Karan Satwani, a senior supply chain analyst at Rystad, characterized the situation as a "stress test for the global energy supply chain." The primary constraint for recovery is not capital availability but rather access to specialized equipment, contractors, and logistical capacity. Repair work is expected to take priority over new project development, potentially redirecting resources and causing delays far beyond the immediate region. This competition for limited resources could lead to project inflation and extended timelines globally.

Country-Specific Impacts and Complex Challenges

The damage distribution varies significantly by country. Iran faces the broadest impact across multiple asset types, with potential costs reaching $19 billion in a high-damage scenario. Qatar presents a unique challenge, with significant damage concentrated in the technically complex Ras Laffan Industrial City. Several liquefied natural gas (LNG) trains have been compromised, and operations at the Pearl gas-to-liquids facility are interrupted. This disruption coincides with QatarEnergy's ongoing North Field expansion, straining contractor availability.

Engineering and Procurement Drive Costs

Engineering and construction represent the largest share of anticipated expenditures, followed by equipment and materials. The damage is predominantly concentrated in downstream and integrated assets, requiring complex reconstruction of structural elements and process units. While engineering can proceed relatively quickly, the overall recovery timeline depends heavily on procuring critical equipment with long lead times. Equipment delivery delays are now the critical path for restoration.

Recovery Timelines and Execution Hurdles

Restoration timelines will vary by asset and country, influenced by local execution capacity and supply chain access. The widespread nature of the damage and restricted access to Western engineering, procurement, and construction contractors in some regions will prolong recovery. Rystad notes that entities able to secure equipment and contractor capacity early will shorten their timelines, while others may face delays extending well beyond the physical repair scope. The analysis includes conflict-related premiums such as war-risk insurance and contractor mobilization costs.

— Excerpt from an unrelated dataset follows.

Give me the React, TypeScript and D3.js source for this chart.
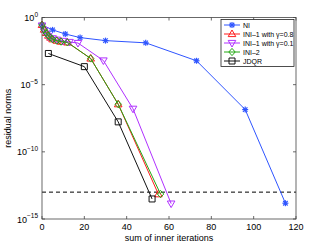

The situation underscores the interconnected nature of global energy infrastructure. As noted in our coverage of strategic oil purchases during the conflict, market dynamics are sensitive to regional instability. Furthermore, the diversion of industrial capacity toward repairs may influence broader economic conditions, a factor also highlighted in our analysis of European corporate outlooks.

This article is for informational purposes only and does not constitute financial advice.